Unraveling Uranium Adsorption Mechanisms on Amidoxime-Modified Multiwalled Carbon Nanotubes Using Statistical Physics

Effective management of uranium levels in soil and water via removal or minimization is imperative for safeguarding both environmental integrity and public health. This study successfully implemented four advanced statistical physics-based adsorption models (monoenergetic monolayer, bienergetic monolayer, trienergetic monolayer and bienergetic bilayer) to accurately describe experimental uranium(VI) uptake onto amidoxime (AO) modified multiwalled carbon nanotubes (AO-MWCNTs) at 298–318 K range. The optimal model, selected through rigorous statistical analysis (R², χ_red², RSS and HYBRID), was deployed to derive essential thermodynamic parameters including entropy, Gibbs free energy and internal energy alongside stereographic metrics. The variations in these relevant factors are carefully inspected in relation to the temperature of adsorption isotherms. Our conducted error quantification procedure identified the single-energy monolayer framework as the most satisfactory and realistic representation of the adsorption data.
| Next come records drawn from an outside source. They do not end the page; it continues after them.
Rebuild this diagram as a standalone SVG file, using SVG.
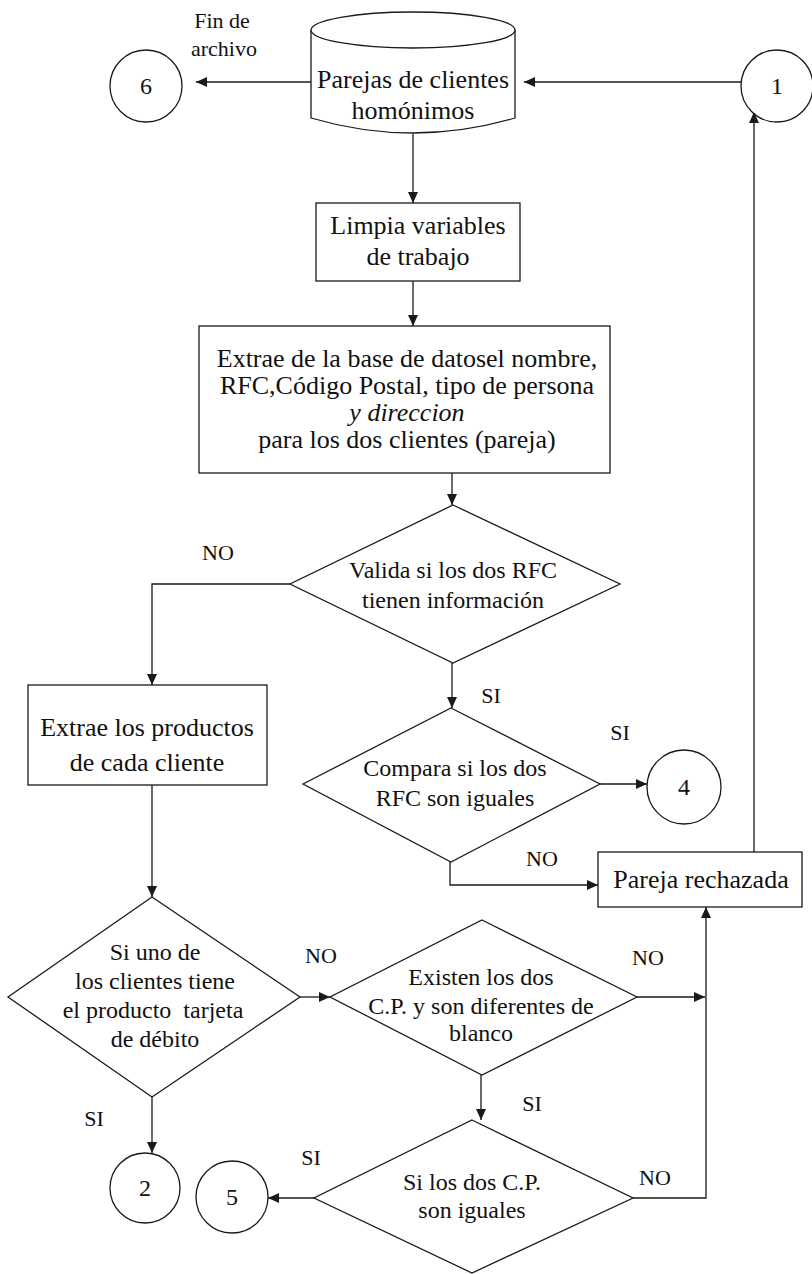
<svg xmlns="http://www.w3.org/2000/svg" width="812" height="1274" viewBox="0 0 812 1274">
  <style>
    .shape { fill: #ffffff; stroke: #1a1a1a; stroke-width: 1.3; }
    .conn { fill: none; stroke: #1a1a1a; stroke-width: 1.3; }
    text { font-family: "Liberation Serif", "Times New Roman", serif; fill: #111111; text-anchor: middle; }
    .t { font-size: 26px; }
    .d { font-size: 24px; }
    .lbl { font-size: 22px; }
  </style>
  <defs>
    <marker id="arrow" markerUnits="userSpaceOnUse" markerWidth="12" markerHeight="10" refX="11" refY="5" orient="auto">
      <path d="M0,0 L11,5 L0,10 z" fill="#1a1a1a"/>
    </marker>
  </defs>
  <rect width="812" height="1274" fill="#ffffff"/>

  <!-- connectors -->
  <g id="connectors">
    <line class="conn" x1="311" y1="82" x2="196" y2="82" marker-end="url(#arrow)"/>
    <line class="conn" x1="741" y1="82" x2="524" y2="82" marker-end="url(#arrow)"/>
    <line class="conn" x1="754" y1="852" x2="754" y2="112" marker-end="url(#arrow)"/>
    <line class="conn" x1="413" y1="134" x2="413" y2="203" marker-end="url(#arrow)"/>
    <line class="conn" x1="413" y1="281" x2="413" y2="326" marker-end="url(#arrow)"/>
    <line class="conn" x1="452" y1="473" x2="452" y2="505" marker-end="url(#arrow)"/>
    <polyline class="conn" points="290,584 152,584 152,685" marker-end="url(#arrow)"/>
    <line class="conn" x1="452" y1="663" x2="452" y2="708" marker-end="url(#arrow)"/>
    <line class="conn" x1="600" y1="784" x2="647" y2="784" marker-end="url(#arrow)"/>
    <polyline class="conn" points="450,862 450,885 598,885" marker-end="url(#arrow)"/>
    <line class="conn" x1="152" y1="785" x2="152" y2="897" marker-end="url(#arrow)"/>
    <line class="conn" x1="300" y1="997" x2="330" y2="997" marker-end="url(#arrow)"/>
    <line class="conn" x1="637" y1="997" x2="705" y2="997" marker-end="url(#arrow)"/>
    <polyline class="conn" points="633,1198 706,1198 706,907" marker-end="url(#arrow)"/>
    <line class="conn" x1="481" y1="1075" x2="481" y2="1120" marker-end="url(#arrow)"/>
    <line class="conn" x1="314" y1="1198" x2="268" y2="1198" marker-end="url(#arrow)"/>
    <line class="conn" x1="152" y1="1097" x2="152" y2="1153" marker-end="url(#arrow)"/>
  </g>

  <!-- branch labels -->
  <g id="labels" class="lbl">
    <text x="222" y="28">Fin de</text>
    <text x="224" y="56">archivo</text>
    <text x="218" y="560">NO</text>
    <text x="491" y="703">SI</text>
    <text x="620" y="740">SI</text>
    <text x="542" y="866">NO</text>
    <text x="321" y="963">NO</text>
    <text x="648" y="965">NO</text>
    <text x="532" y="1111">SI</text>
    <text x="94" y="1126">SI</text>
    <text x="311" y="1165">SI</text>
    <text x="655" y="1185">NO</text>
  </g>

  <!-- connector circles -->
  <g id="c6"><circle class="shape" cx="146" cy="86" r="36"/><text class="d" x="146" y="94">6</text></g>
  <g id="c1"><circle class="shape" cx="777" cy="86" r="36"/><text class="d" x="777" y="94">1</text></g>
  <g id="c4"><circle class="shape" cx="684" cy="787" r="37"/><text class="d" x="684" y="795">4</text></g>
  <g id="c2"><circle class="shape" cx="145" cy="1188" r="35"/><text class="d" x="145" y="1196">2</text></g>
  <g id="c5"><circle class="shape" cx="232" cy="1197" r="36"/><text class="d" x="232" y="1205">5</text></g>

  <!-- data store -->
  <g id="parejas">
    <path class="shape" d="M311,30 L311,118 Q413,148 515,118 L515,30"/>
    <ellipse class="shape" cx="413" cy="30" rx="102" ry="18"/>
    <text class="t" x="413" y="88" font-size="25">Parejas de clientes</text>
    <text class="t" x="413" y="119" font-size="25">homónimos</text>
  </g>

  <g id="limpia">
    <rect class="shape" x="316" y="203" width="204" height="78"/>
    <text class="t" x="418" y="234" font-size="26.5">Limpia variables</text>
    <text class="t" x="418" y="265" font-size="26.5">de trabajo</text>
  </g>

  <g id="extrae">
    <rect class="shape" x="199" y="326" width="411" height="147"/>
    <text class="t" x="407" y="367">Extrae de la base de datosel nombre,</text>
    <text class="t" x="407" y="394">RFC,Código Postal, tipo de persona</text>
    <text class="t" x="407" y="421" font-style="italic">y direccion</text>
    <text class="t" x="407" y="448">para los dos clientes (pareja)</text>
  </g>

  <g id="valida">
    <polygon class="shape" points="453,505 620,584 453,663 290,584"/>
    <text class="d" x="453" y="578">Valida si los dos RFC</text>
    <text class="d" x="453" y="608">tienen información</text>
  </g>

  <g id="productos">
    <rect class="shape" x="28" y="685" width="239" height="100"/>
    <text class="t" x="147" y="736" font-size="25">Extrae los productos</text>
    <text class="t" x="147" y="771" font-size="25">de cada cliente</text>
  </g>

  <g id="compara">
    <polygon class="shape" points="451,708 600,784 451,862 303,784"/>
    <text class="d" x="455" y="776" font-size="24.5">Compara si los dos</text>
    <text class="d" x="455" y="806" font-size="24.5">RFC son iguales</text>
  </g>

  <g id="rechazada">
    <rect class="shape" x="598" y="852" width="204" height="55"/>
    <text class="t" x="701" y="888" font-size="26.5">Pareja rechazada</text>
  </g>

  <g id="debito">
    <polygon class="shape" points="152,897 300,997 152,1097 8,997"/>
    <text class="d" x="155" y="960" font-size="25">Si uno de</text>
    <text class="d" x="155" y="989" font-size="25">los clientes tiene</text>
    <text class="d" x="153" y="1018" font-size="25" xml:space="preserve">el producto  tarjeta</text>
    <text class="d" x="155" y="1047" font-size="25">de débito</text>
  </g>

  <g id="existen">
    <polygon class="shape" points="482,920 637,997 482,1075 330,997"/>
    <text class="d" x="481" y="985">Existen los dos</text>
    <text class="d" x="481" y="1014" font-size="22.5">C.P. y son diferentes de</text>
    <text class="d" x="481" y="1041">blanco</text>
  </g>

  <g id="iguales">
    <polygon class="shape" points="472,1120 633,1198 472,1273 314,1198"/>
    <text class="d" x="472" y="1190">Si los dos C.P.</text>
    <text class="d" x="472" y="1218">son iguales</text>
  </g>
</svg>
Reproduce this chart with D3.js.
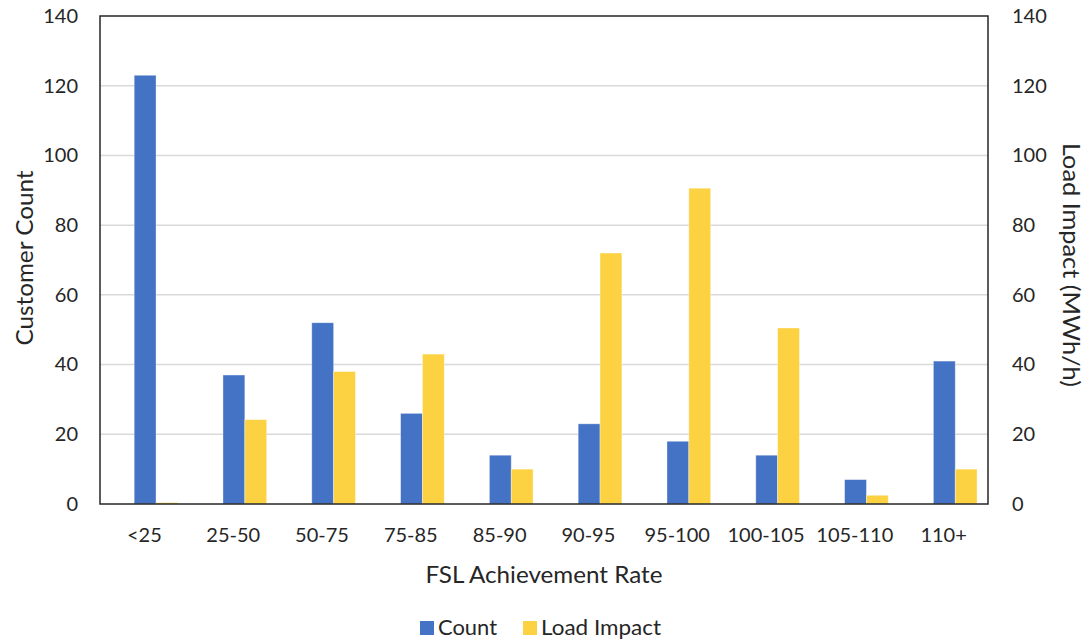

Moreover, performed numerical analysis demonstrated that the number of uranium bounded by the docking cavity fluctuates in the range of [1.22–0.76] across the temperature range. As the system’s thermal energy increased, the number of accessible sites per unit mass of the adsorbent was observed to rise and reached 126,788 for T = 318 K. Finally, thermodynamic analysis revealed that the retention process is endothermic while the negative values of Gibbs free energy confirmed the spontaneous nature of the adsorption process indicating its thermodynamic feasibility. Entropy shows two regimes around a maximum: for C < C₁/₂ (≈12 mg/L), disorder increases sharply; beyond the peak, entropy declines, indicating emerging configurational order. The major outcomes of our investigation provide crucial insights and are expected to significantly contribute to minimizing the environmental and health risks associated with uranium contamination.